You might have heard of one of Subversion’s many cousins: CVS, essentially made obsolete by SVN, and perhaps darcs or git, both of which are “distributed” systems, not requiring a central repository. I know mathematicians using all 4; I know about SVN, so I’ll stick with that today.

How do you use Subversion? I’ll describe here the command line interface; if you use Windows, you should install TortoiseSVN which gives a nice “right-click” interface to all of this, but the description should translate readily. There are also GUI interfaces for varieties of Linux and OSX; hopefully someone will chime in on those in the comments.
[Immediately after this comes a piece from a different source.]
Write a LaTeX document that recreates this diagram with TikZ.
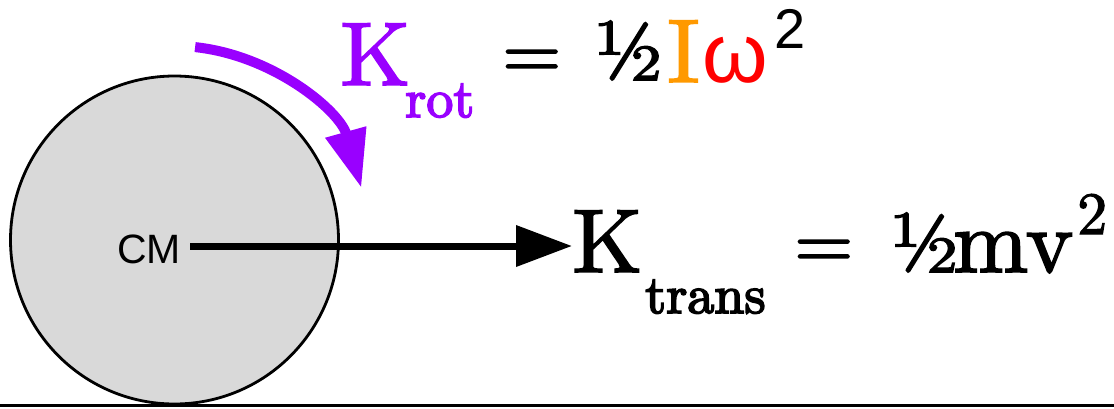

Installing Subversion is fairly simple for most people — on a debian-like system, you can use the incantation “sudo apt-get install subversion”. At Berkeley, I used the incantation “Dear Julie, could you please install subversion on the department machines? It would be really useful for me and my collaborators. Thanks, Scott”, to which she replied “Sure, done!” about half an hour later. Julie is awesome.

Each SVN repository has a URL, for example something like http://tqft.net/svn/d4. (That’s a real live URL, corresponding to the SVN repository Noah and Emily and I are using to write a paper about the D_2n subfactor planar algebras. It’s even public, if you want to play along.)

To get started, you “check out” the repository:

svn checkout http://tqft.net/svn/d4

That should create a local directory called “d4”, containing several subdirectories and files. (If you know you only want part of the repository, you can use a longer URL, like http://tqft.net/svn/d4/trunk/code.) Once you’ve done this initial check out, the commands you’ll mostly use are

svn up

and

svn commit -m "This is a message describing the changes I just made."

The svn up command “updates” your local copy, automatically incorporating any changes that other people have made on the repository. Makes sure that you’re actually inside a directory containing files under version control. If you’ve just checked out the “d4” repository described above, you have to type cd d4 before svn up will do anything. Noah makes this mistake all the time! :-)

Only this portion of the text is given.